Une journée languide de l'automne 1949, Gabriel Garcia Marquez, alors journaliste à Carthagène-des-Indes est envoyé par son rédacteur en chef faire un tour sur le site de l'ancien couvent de Santa Clara. On y procédait alors à des travaux d'excavation au niveau des cryptes et qui sait, peut-être y aurait-il des choses intéressantes à découvrir.
C'était juste avant que le vieux couvent historique des clarisses, transformé depuis en hôpital, ne soit mis en vente à une chaîne d'hôtels de luxe qui en ferait un des palaces fleurons de son catalogue. Le travail d'exhumation des cryptes consistait à vider les tombes de plusieurs générations d'hommes et de femmes d'église, évêques, abbesses et autres dignitaires.
Les caveaux sont éventrés sans ménagement et commence alors un fastidieux travail de séparation des cendres et des bijoux. Sous le soleil féroce d'octobre, les opérations se déroulent avec la lenteur qu'exige un climat qui ne pardonne rien.
Pourtant au milieu de la terre éventrée, "l'événement était là, dans la troisième niche de l'autel majeur, du côté de l'Evangile", écritGabriel Garcia Marquez. "Au premier coup de pioche la pierre se désintégra et une chevelure vivante d'une intense couleur de cuivre déferla hors de la crypte. Le maître d'oeuvre voulut la dégager tout entière avec l'aide des ouvriers, et plus ils tiraient plus elle semblait longue et abondante, jusqu'au moment où l'on distingua les dernières boucles collées à un crâne d'enfant. Il ne restait à l'intérieur de la niche que de menus ossements épars, et sur la pierre taillée rongée par le salpêtre ne figurait qu'un simple prénom : Sierva Maria de Todos los Angeles. Déployée à terre, la splendide chevelure mesurait vingt-deux mètres et onze centimètres."

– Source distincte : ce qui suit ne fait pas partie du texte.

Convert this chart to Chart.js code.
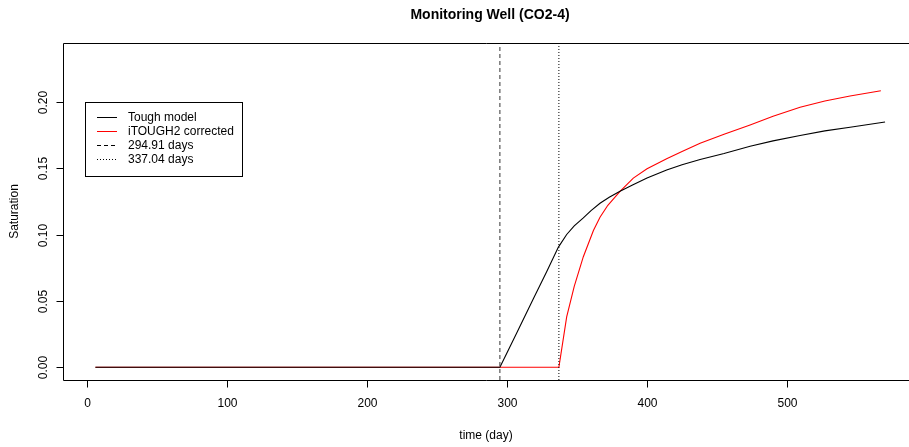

Cette découverte étrange va bouleverser Gabriel Garcia Marquez. Il se rappellera alors une histoire que lui contait sa grand-mère concernant une jeune marquise de douze ans "dont la chevelure flottait comme une traînée de mariée, morte de la rage après avoir été mordue par un chien et vénérée depuis dans les villages des Caraïbes pour ses nombreux miracles". Liant la découverte de la sépulture à la chevelure de cuivre à la légende de sa grand-mère, Gabriel Garcia Marquez en tirera un petit livre merveilleux appelé De l'amour et autres démons.
Aujourd'hui, quand vous vous baladez dans l'ancien cloître de l'hôtel Santa Clara de Cathagène-des-Indes, la douleur muette de celles qu'on nommait les "emmurées vivantes" y est palpable comme une damnation traversant les âges. J'ai éprouvé cet hiver la même sensation de souffrance murmurante en me baladant entre les ruines de l'ancien couvent des clarisses, mais à Antigua de Guatemala, cette fois, à l'ombre du volcan de Agua.
Pourtant, le choc auquel je ne m'attendais pas fut de découvrir, au détour de mes déambulations entre les couloirs de l'hôtel Santa Clara, une tapisserie de fils à la poudre d'or rappelant en tout point la chevelure prolifique de la jeune héroïne malheureuse de De l'amour et autres démons. Olga de Amaral, l'artiste colombienne, avait réussi ce tour de force de faire revivre les mots dans la fibre et de faire circuler la parole inaudible de la petite marquise enragée sur les murs du palace.
Et pour paraphraser Gabriel Garcia Marquez, désormais, quand je ferme les yeux pour laisser mes pensées divaguer entre Caraïbes et Amérique centrale, il n'est pas rare que je voie flotter une lourde chevelure d'or sous une brise de légers murmures.